Когда я закончил есть, подошла та же рабыня-нубийка, что накрывала на стол. Я протянул ей несколько монет.
– Здесь болше чьем нужно, господин, – посмотрев на деньги, сказала она.
– Знаю. Пару ассов оставь себе, купи сладостей. И не говори хозяину.
– Боги благословит господин, но я не могу это принимать! Если хозяин знать, он накажет меня.
Я промолчал.
– Как тебя зовут?
– Деба.
– Деба, я слышал как ты поёшь. Ещё я знаю, что ты можешь заклинать женские болезни. Люди мне сказали. Это правда?
– Люди просто верить тому, что видеть.
– Моей жене нужна служанка. Я собираюсь выкупить тебя.
– Я благодарить господин… я знай кто он! Он…
– Не выдавай меня, прошу. Я здесь по делу, а теперь ступай.
Человек, сидевший в дальнем конце таверны, продолжал сверлить мне спину глазами. Я не мог понять почему он уставился на меня. Я немного приподнял капюшон и увидел, что теперь он улыбнулся мне.
Дальше случилось следующее.
Сюда вошли двое: средних лет мужчина и женщина. Женщина держала мальчика пяти-шести лет за руку, а другого не более двух лет от роду – прижав к груди. Молодой мужчина был строен и одет просто и без изысков. Я, также, заметил, что глубокий шрам проходит по его щеке через глаз, который закатился и не видел.
Оба они подошли к Ахабу и остановились напротив него.

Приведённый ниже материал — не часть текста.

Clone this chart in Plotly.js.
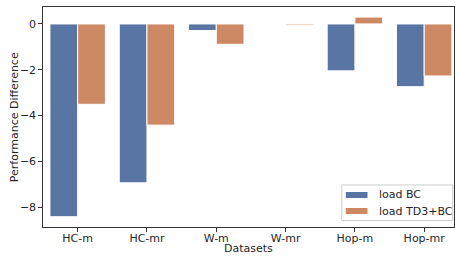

Набатеец вытер рот и встал.
– Сегодня вышел срок, – произнёс он. – Если ты не принёс деньги, ты должен дать мне что-то взамен равное твоему долгу, включая проценты. Ты принёс мне деньги?
– Нет.
– Тогда ты, верно, хочешь стать моим рабом?
– Нет!
Ахаб сделал притворно-оскорблённое лицо.
– Говори, что ты можешь мне предложить.
– Я могу предложить тебе мое честное слово римского гражданина. Вот здесь, при свидетелях-соотечественниках я обязуюсь возвратить долг с бόльшими процентами, если дашь мне ещё три месяца отсрочки. – По его лицу было видно, что ему нелегко даются эти слова.
Гримаса неудовольствия исказила лицо набатейца.
– Хватит! Довольно! Сегодня я получу что мне нужно.
Он отошел к стене и высунул голову в окно.
– На помощь! – закричал он, – помогите!
Посетители таверны тут же встали и подошли, образовав полукруг. Окна облепили зеваки с улицы.
Через несколько мгновений в таверну вошел офицер с двоими патрульными из городской стражи.
Ахаб указал пальцем:
– Он нарушил закон. Он взяв у меня ссуду и не вернул мне её в указанный срок.
Офицер вопросительно посмотрел на него.
– Сейчас, сейчас, – спохватился набатеец.
Зайдя за прилавок и чуть не вытолкнув оттуда жену, он судорожно стал перебирать свитки в стене, пока не нашёл нужный. Схватив его, он тут же подошёл к офицеру и услужливо развернул перед ним.
Офицер стал внимательно читать, периодически бросая вгляд то на должника, то на Ахаба. Наконец, он дошёл до конца свитка и кивнул.
– Здесь печать Авла Планциния. Сделка действительна, – ткнув пальцем, пояснил Ахаб.